30 October 2010

Lest We Forget the History Part 1


istory has always facinated me. Whether it is political, science or religion in context, history provides an insight to the world before our life time. You will be surprised with how much you will learn and understand the world we live in today by merely acquiring factual information from history. A lot of the current social issues, such as racism, arose because the younger generation refuse to do their research on how things became what they are today.

History made reading a pleasure to me. I read historical stuff, apart from my usual Archers and Dan Browns. Just recently I purchased the English translation of Hikayat Hang Tuah (Epic of Hang Tuah) and Sejarah Melayu (The Malay Anals) with the vision to understand Malay history. In the past I have also read many historical books. Some are religion based and some are civilisation based. To name a few: Mein Kampf, The Lemon Tree, The Malay Dilemma, Nasionalis Humanis, Nota Kaki, The Malayan Trilogy, The Cairo Trilogy, A Drift on the Nile, etc. A profound reading would be the Holy Quran which contains historical values. Whilst some of these are actually fiction (eg. The Lemon Tree), they do have historical values in concept.

I would like to share those historical facts that I gathered in my mind to the extent allowable by my human memory. You can either take this as an entertainment value or translate it into your own interpretation of the world we live in. Here they are:

The shortest poem in the world was by Sitor Sitomurang entitled "Malam Lebaran" and it sounds like this: "Bulan di atas kuburan"

Malaysia was earlier known as Persekutuan Tanah Melayu (Federated States of Malaya).

The entire Borneo was actually known as Brunei in 1400's.

The first best film won in the first Academy Award in 1927 was a mute film, Wings, the first and last mute film to win that award.

Which country has the highest number of children?
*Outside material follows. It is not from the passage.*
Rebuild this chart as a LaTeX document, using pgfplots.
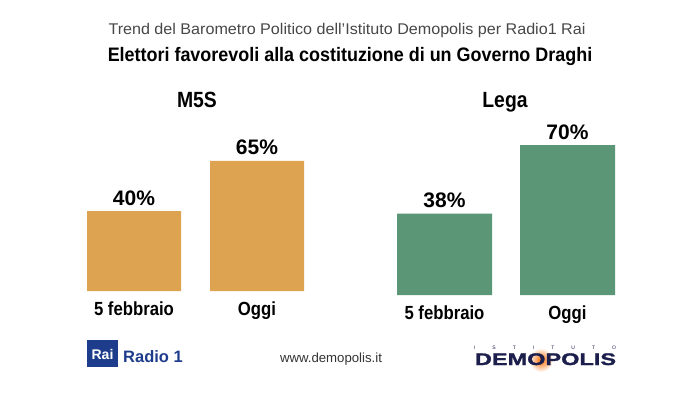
\documentclass[border=0pt]{standalone}
\usepackage{pgfplots}
\pgfplotsset{compat=1.18}
\usepackage{fontspec}
\setmainfont{Liberation Sans}
\newfontfamily\condb[FakeStretch=0.88]{Liberation Sans}
\newfontfamily\titlef[FakeStretch=0.92]{Liberation Sans}
\newfontfamily\subf[FakeStretch=1.04]{Liberation Sans}
\newfontfamily\widef[FakeStretch=1.4,FakeBold=1.5]{Liberation Sans}
\definecolor{orangebar}{RGB}{221,163,80}
\definecolor{greenbar}{RGB}{91,150,119}
\definecolor{raiblue}{RGB}{30,60,140}
\definecolor{navy}{RGB}{28,30,75}
\pgfplotsset{
  barpanel/.style={
    scale only axis, width=246pt, anchor=south west,
    xmin=-0.5, xmax=1.5, ymin=0, ymax=100,
    axis line style={draw=none}, major tick length=0pt,
    ytick=\empty, xtick={0,1}, xticklabels={5 febbraio,Oggi},
    xticklabel style={anchor=base, yshift=-24pt, inner sep=0pt,
      font=\condb\bfseries\fontsize{19}{22}\selectfont},
    clip=false,
    /pgf/number format/assume math mode=true,
    nodes near coords={\pgfmathprintnumber{\pgfplotspointmeta}\%},
    every node near coord/.append style={anchor=base, yshift=6pt, inner sep=0pt,
      text=black, font=\bfseries\fontsize{21}{24}\selectfont},
  }
}
\begin{document}
\begin{tikzpicture}[x=1pt,y=1pt]
\path[use as bounding box] (0pt,0pt) rectangle (700pt,394pt);
\node[anchor=base, inner sep=0pt, text=black!72, font=\subf\fontsize{15.5}{17}\selectfont] at (347pt,359pt) {Trend del Barometro Politico dell’Istituto Demopolis per Radio1 Rai};
\node[anchor=base, inner sep=0pt, font=\titlef\bfseries\fontsize{19.5}{22}\selectfont] at (350pt,332pt) {Elettori favorevoli alla costituzione di un Governo Draghi};
\node[anchor=base, inner sep=0pt, font=\condb\bfseries\fontsize{22}{24}\selectfont] at (197pt,286pt) {M5S};
\node[anchor=base, inner sep=0pt, font=\condb\bfseries\fontsize{22}{24}\selectfont] at (505pt,286pt) {Lega};

\begin{axis}[barpanel, at={(72.5pt,103pt)}, height=200pt]
\addplot[ybar, fill=orangebar, draw=none, bar width=94pt] coordinates {(0,40) (1,65)};
\end{axis}
\begin{axis}[barpanel, at={(383pt,99pt)}, height=214pt]
\addplot[ybar, fill=greenbar, draw=none, bar width=95pt] coordinates {(0,38) (1,70)};
\end{axis}

% Rai Radio 1 logo
\fill[raiblue] (87pt,27pt) rectangle (118pt,54pt);
\node[anchor=base, inner sep=0pt, text=white, font=\bfseries\fontsize{14}{16}\selectfont] at (102.5pt,35pt) {Rai};
\node[anchor=base west, inner sep=0pt, text=raiblue, font=\bfseries\fontsize{16.5}{18}\selectfont] at (123pt,32pt) {Radio 1};

% website
\node[anchor=base, inner sep=0pt, text=black!80, font=\fontsize{13.2}{15}\selectfont] at (331pt,32pt) {www.demopolis.it};

% Demopolis logo
\shade[inner color=orange!85!red, outer color=white] (541pt,34pt) circle (12pt);
\node[anchor=base, inner sep=0pt, text=navy, font=\fontsize{5}{6}\selectfont] at (545pt,45pt) {\makebox[142pt][s]{I\hfill S\hfill T\hfill I\hfill T\hfill U\hfill T\hfill O}};
\node[anchor=base, inner sep=0pt, text=navy, font=\widef\bfseries\fontsize{16.8}{18}\selectfont] at (545.5pt,29pt) {DEMOPOLIS};
\end{tikzpicture}
\end{document}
It's Kenya at 51% of its population.

Everest is a colonial name, that tallest mountain has an earlier native name, Chomolungma, which means God of Mother Earth.

Before Titanic was built, a novelist, Morgan Robertson, wrote a book on a ship of similar status in 1808. It was called Titan.
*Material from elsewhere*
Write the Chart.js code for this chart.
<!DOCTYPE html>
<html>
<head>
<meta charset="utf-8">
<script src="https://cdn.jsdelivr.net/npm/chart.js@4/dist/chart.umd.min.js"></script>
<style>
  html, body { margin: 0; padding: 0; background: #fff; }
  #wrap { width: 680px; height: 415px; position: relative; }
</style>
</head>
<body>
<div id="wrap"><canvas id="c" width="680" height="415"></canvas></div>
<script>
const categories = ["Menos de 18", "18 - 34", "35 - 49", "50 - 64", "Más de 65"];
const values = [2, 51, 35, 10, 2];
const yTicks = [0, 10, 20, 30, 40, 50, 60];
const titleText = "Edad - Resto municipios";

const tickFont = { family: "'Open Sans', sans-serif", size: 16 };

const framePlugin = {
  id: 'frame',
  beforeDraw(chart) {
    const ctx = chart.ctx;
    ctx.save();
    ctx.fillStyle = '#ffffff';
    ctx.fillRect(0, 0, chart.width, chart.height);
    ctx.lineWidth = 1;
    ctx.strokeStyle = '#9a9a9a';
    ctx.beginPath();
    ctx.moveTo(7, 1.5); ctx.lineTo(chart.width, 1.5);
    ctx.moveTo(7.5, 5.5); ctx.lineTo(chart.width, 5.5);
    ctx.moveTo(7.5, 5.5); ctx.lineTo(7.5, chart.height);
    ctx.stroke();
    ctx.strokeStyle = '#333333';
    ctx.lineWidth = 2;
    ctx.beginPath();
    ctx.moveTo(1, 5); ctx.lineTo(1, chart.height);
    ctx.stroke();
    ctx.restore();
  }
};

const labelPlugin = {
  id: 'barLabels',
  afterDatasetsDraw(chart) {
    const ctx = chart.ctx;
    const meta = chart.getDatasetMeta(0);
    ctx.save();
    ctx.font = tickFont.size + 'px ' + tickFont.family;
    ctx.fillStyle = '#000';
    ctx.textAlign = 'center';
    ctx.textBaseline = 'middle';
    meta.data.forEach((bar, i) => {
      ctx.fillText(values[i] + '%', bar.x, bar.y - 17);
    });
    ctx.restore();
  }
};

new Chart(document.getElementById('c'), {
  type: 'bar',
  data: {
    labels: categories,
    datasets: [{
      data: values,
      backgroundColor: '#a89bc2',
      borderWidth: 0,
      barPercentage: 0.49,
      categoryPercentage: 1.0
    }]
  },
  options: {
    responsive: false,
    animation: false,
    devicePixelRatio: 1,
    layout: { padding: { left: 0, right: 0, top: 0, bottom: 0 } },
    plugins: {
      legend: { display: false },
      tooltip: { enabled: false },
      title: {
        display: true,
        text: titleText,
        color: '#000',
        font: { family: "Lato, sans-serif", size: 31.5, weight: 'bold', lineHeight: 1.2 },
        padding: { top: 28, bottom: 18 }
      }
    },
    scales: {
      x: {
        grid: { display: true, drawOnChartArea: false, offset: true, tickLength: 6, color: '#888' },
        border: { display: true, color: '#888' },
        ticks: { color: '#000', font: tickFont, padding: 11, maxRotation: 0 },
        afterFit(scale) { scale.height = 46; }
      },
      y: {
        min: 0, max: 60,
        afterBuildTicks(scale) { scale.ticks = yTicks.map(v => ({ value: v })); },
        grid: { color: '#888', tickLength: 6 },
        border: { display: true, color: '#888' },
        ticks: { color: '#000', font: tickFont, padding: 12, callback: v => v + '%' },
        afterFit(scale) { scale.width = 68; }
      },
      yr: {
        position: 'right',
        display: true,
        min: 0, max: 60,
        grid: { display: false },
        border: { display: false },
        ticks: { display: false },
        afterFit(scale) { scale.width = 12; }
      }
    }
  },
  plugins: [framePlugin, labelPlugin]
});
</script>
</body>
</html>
Philosophy comes from the Greek words “Feelo” that means Love and “Sufi” that means Knowledge. Hence, Love for Knowledge.

Gunung Jerai has been a world acknowledged landmark for sea navigation for Straits of Malacca since the early 1400's.

Negaraku was actually Perak's anthem, which was also an old Malay song, Terang Bulan, that stole melodies from a Hawaiian song.

The independence on 31 August 1957 was for Malaya, not Malaysia.

Tasmanian Aboriginals extinct back in 1800's'when the colonial masters hunted every single one of them.

The first man to extract the smooth element out of cocoa beans is Van Hauten. Safe to say he invented the modern day Chocolates.

Hang Tuah travelled as far as Setambol (Constantinople) in the west and Peking in the East.

Before Pahang took the name Darul Makmur, it was Pahang Indera Pura according to Hikayat Hang Tuah.

Before Brunei took the name Darussalam, it was Acheh's according to Hikayat Hang Tuah.

The first Malay newspaper was established in 1876 and named 'Jawi Peranakan', after the founders who were of mixed Malay-Indian or Malay-Arabs.

The main source of the Malay history as we know it comes from Sejarah Melayu and Hikayat Hang Tuah whom the authors are unknown.

Bangladesh was initially known as East Pakistan and the current Pakistan was West Pakistan.

Christopher Columbus travelled west searching for India because the Ottomans were an obstacle for him to pass through the East.

Morphine came from the word Morpheus, the Greek God of Dreams.

Before 1993, the site where KLCC now stands was a horse racing track.

The original native eggplant of Malaysia is white instead of purple. The purple ones were imported and commercialised by the English.

A.M. Azhari, a Bruneian in exile in Kalimantan created the name UMNO.

Tunku Abdul Rahman wasn't the first president of UMNO, Dato' Onn Jaafar was.

The inventor of the modern toilet is John Crapper.

Penang was given to Francis Light by Sultan of Kedah for a duration that ends when there are no more sun, moon and stars.

The first and only king to protect Prophet Muhammad p.b.u.h. was a Christian King, the King of Abyssinia (a.k.a. Habshah, now Ethiopia).

The first man to ride a horse is Idris, a prophet.

The original symbol for Christianity wasn't a cross. It was a fish.

666 and Gog & Magog in the Bible is referred to as Dajjal and Yahjuj Makjuj in the Quran, the beast and his army at end of days.

Priest of Median in Bible is Prophet for people of Madyan in Quran aka Nabi Shuaib, father in-law of Moses (Nabi Musa).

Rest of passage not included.